DTI (debt-to-income) measures monthly debt payments as a percentage of monthly gross income — it's a cash flow measure. Debt burden measures total outstanding debt as a multiple of annual income — it's a balance sheet measure. This calculator uses DTI because it directly affects your monthly cash flow and borrowing capacity. A high DTI means more income is pre-committed to debt service every month, leaving less for savings and discretionary spending.
Why does my savings rate show as negative?
A negative savings rate means your expenses and debt payments together exceed your take-home income. This means you're drawing down savings, accumulating debt, or doing both. It's the most financially fragile position — any income disruption accelerates the problem. The most urgent priorities in this situation are: (1) identify and cut discretionary spending immediately, (2) contact lenders about hardship programs if needed, (3) do not add new debt.

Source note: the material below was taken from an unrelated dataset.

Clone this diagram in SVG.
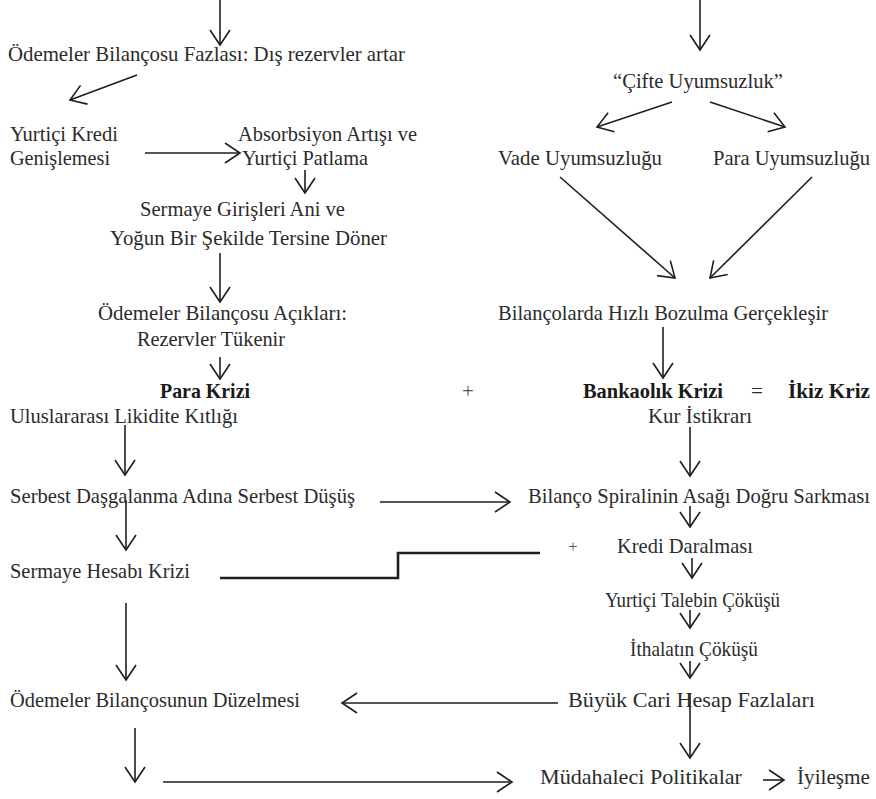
<svg xmlns="http://www.w3.org/2000/svg" width="876" height="799" viewBox="0 0 876 799">
<defs>
<marker id="v" markerUnits="userSpaceOnUse" markerWidth="40" markerHeight="40" refX="0" refY="0" orient="auto" overflow="visible">
<path d="M-15,-10 L0,0 L-15,10" fill="none" stroke="#1e1e1e" stroke-width="1.6"/>
</marker>
</defs>
<style>
text{font-family:"Liberation Serif","Times New Roman",serif;font-size:21px;fill:#2b2b2b}
.b{font-weight:bold;fill:#1a1a1a}
.s{fill:#555}
.c line,.c polyline{stroke:#1e1e1e;stroke-width:1.6;fill:none}
.a{marker-end:url(#v)}
.t{stroke-width:2.6 !important}
</style>
<rect width="876" height="799" fill="#fff"/>
<g class="c" id="connectors">
<line class="a" x1="220" y1="0" x2="220" y2="45"/>
<line class="a" x1="137" y1="75" x2="70" y2="100"/>
<line class="a" x1="145" y1="153" x2="240" y2="153"/>
<line class="a" x1="305" y1="170" x2="305" y2="193"/>
<line class="a" x1="220" y1="253" x2="220" y2="302"/>
<line class="a" x1="220" y1="357" x2="220" y2="379"/>
<line class="a" x1="125" y1="425" x2="125" y2="475"/>
<line class="a" x1="126" y1="500" x2="126" y2="550"/>
<line class="a" x1="380" y1="502" x2="510" y2="502"/>
<polyline class="t" points="220,578 398,578 398,553 540,553"/>
<line class="a" x1="126" y1="603" x2="126" y2="680"/>
<line class="a" x1="558" y1="703" x2="342" y2="703"/>
<line class="a" x1="135" y1="728" x2="135" y2="782"/>
<line class="a" x1="163" y1="782" x2="512" y2="782"/>
<line class="a" x1="763" y1="780" x2="784" y2="780"/>
<line class="a" x1="700" y1="0" x2="700" y2="50"/>
<line class="a" x1="672" y1="102" x2="597" y2="127"/>
<line class="a" x1="710" y1="102" x2="785" y2="127"/>
<line class="a" x1="560" y1="177" x2="675" y2="278"/>
<line class="a" x1="812" y1="177" x2="710" y2="278"/>
<line class="a" x1="663" y1="327" x2="663" y2="378"/>
<line class="a" x1="690" y1="427" x2="690" y2="476"/>
<line class="a" x1="690" y1="506" x2="690" y2="527"/>
<line class="a" x1="692" y1="558" x2="692" y2="578"/>
<line class="a" x1="690" y1="610" x2="690" y2="628"/>
<line class="a" x1="690" y1="661" x2="690" y2="678"/>
<line class="a" x1="690" y1="693" x2="690" y2="758"/>
</g>
<g id="n1"><text x="8" y="61" textLength="397" lengthAdjust="spacingAndGlyphs">Ödemeler Bilançosu Fazlası: Dış rezervler artar</text></g>
<g id="n2"><text x="10" y="141" textLength="108" lengthAdjust="spacingAndGlyphs">Yurtiçi Kredi</text><text x="10" y="165" textLength="100" lengthAdjust="spacingAndGlyphs">Genişlemesi</text></g>
<g id="n3"><text x="238" y="141" textLength="179" lengthAdjust="spacingAndGlyphs">Absorbsiyon Artışı ve</text><text x="242" y="165" textLength="126" lengthAdjust="spacingAndGlyphs">Yurtiçi Patlama</text></g>
<g id="n4"><text x="140" y="216" textLength="205" lengthAdjust="spacingAndGlyphs">Sermaye Girişleri Ani ve</text><text x="110" y="245" textLength="277" lengthAdjust="spacingAndGlyphs">Yoğun Bir Şekilde Tersine Döner</text></g>
<g id="n5"><text x="98" y="320" textLength="249" lengthAdjust="spacingAndGlyphs">Ödemeler Bilançosu Açıkları:</text><text x="137" y="346" textLength="148" lengthAdjust="spacingAndGlyphs">Rezervler Tükenir</text></g>
<g id="n6"><text class="b" x="160" y="398" textLength="90" lengthAdjust="spacingAndGlyphs">Para Krizi</text></g>
<g id="n7"><text x="10" y="423" textLength="228" lengthAdjust="spacingAndGlyphs">Uluslararası Likidite Kıtlığı</text></g>
<g id="n8"><text x="10" y="503" textLength="345" lengthAdjust="spacingAndGlyphs">Serbest Daşgalanma Adına Serbest Düşüş</text></g>
<g id="n9"><text x="10" y="578" textLength="180" lengthAdjust="spacingAndGlyphs">Sermaye Hesabı Krizi</text></g>
<g id="n10"><text x="10" y="707" textLength="290" lengthAdjust="spacingAndGlyphs">Ödemeler Bilançosunun Düzelmesi</text></g>
<g id="n11"><text x="613" y="88" textLength="170" lengthAdjust="spacingAndGlyphs">“Çifte Uyumsuzluk”</text></g>
<g id="n12"><text x="498" y="165" textLength="164" lengthAdjust="spacingAndGlyphs">Vade Uyumsuzluğu</text></g>
<g id="n13"><text x="713" y="165" textLength="157" lengthAdjust="spacingAndGlyphs">Para Uyumsuzluğu</text></g>
<g id="n14"><text x="498" y="320" textLength="330" lengthAdjust="spacingAndGlyphs">Bilançolarda Hızlı Bozulma Gerçekleşir</text></g>
<g id="n15"><text class="s" x="468" y="398" text-anchor="middle">+</text></g>
<g id="n16"><text class="b" x="583" y="398" textLength="140" lengthAdjust="spacingAndGlyphs">Bankaolık Krizi</text></g>
<g id="n17"><text x="757" y="398" text-anchor="middle">=</text></g>
<g id="n18"><text class="b" x="788" y="398" textLength="82" lengthAdjust="spacingAndGlyphs">İkiz Kriz</text></g>
<g id="n19"><text x="648" y="423" textLength="104" lengthAdjust="spacingAndGlyphs">Kur İstikrarı</text></g>
<g id="n20"><text x="528" y="503" textLength="342" lengthAdjust="spacingAndGlyphs">Bilanço Spiralinin Asağı Doğru Sarkması</text></g>
<g id="n21"><text class="s" x="573" y="552" text-anchor="middle" style="font-size:16px">+</text></g>
<g id="n22"><text x="617" y="553" textLength="136" lengthAdjust="spacingAndGlyphs">Kredi Daralması</text></g>
<g id="n23"><text x="605" y="607" textLength="175" lengthAdjust="spacingAndGlyphs">Yurtiçi Talebin Çöküşü</text></g>
<g id="n24"><text x="630" y="656" textLength="128" lengthAdjust="spacingAndGlyphs">İthalatın Çöküşü</text></g>
<g id="n25"><text x="568" y="707" textLength="247" lengthAdjust="spacingAndGlyphs">Büyük Cari Hesap Fazlaları</text></g>
<g id="n26"><text x="540" y="784" textLength="202" lengthAdjust="spacingAndGlyphs">Müdahaleci Politikalar</text></g>
<g id="n27"><text x="797" y="784" textLength="73" lengthAdjust="spacingAndGlyphs">İyileşme</text></g>
</svg>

How often should I re-check my financial health score?
Re-check when any major input changes: a raise or income change, paying off a debt, a big expense like moving, or hitting a savings milestone. Quarterly check-ins work well as a habit — it's a 60-second input update that keeps your financial picture current. Annual reviews before tax season are a natural checkpoint.
Educational content only — not financial advice
The Financial Health Hub is provided for informational and educational purposes only. The score is a simplified model — it does not account for individual circumstances such as irregular income, business ownership, high-cost-of-living adjustments, or specific debt types. It does not constitute financial, investment, tax, or legal advice. Consult a qualified financial professional before making major financial decisions.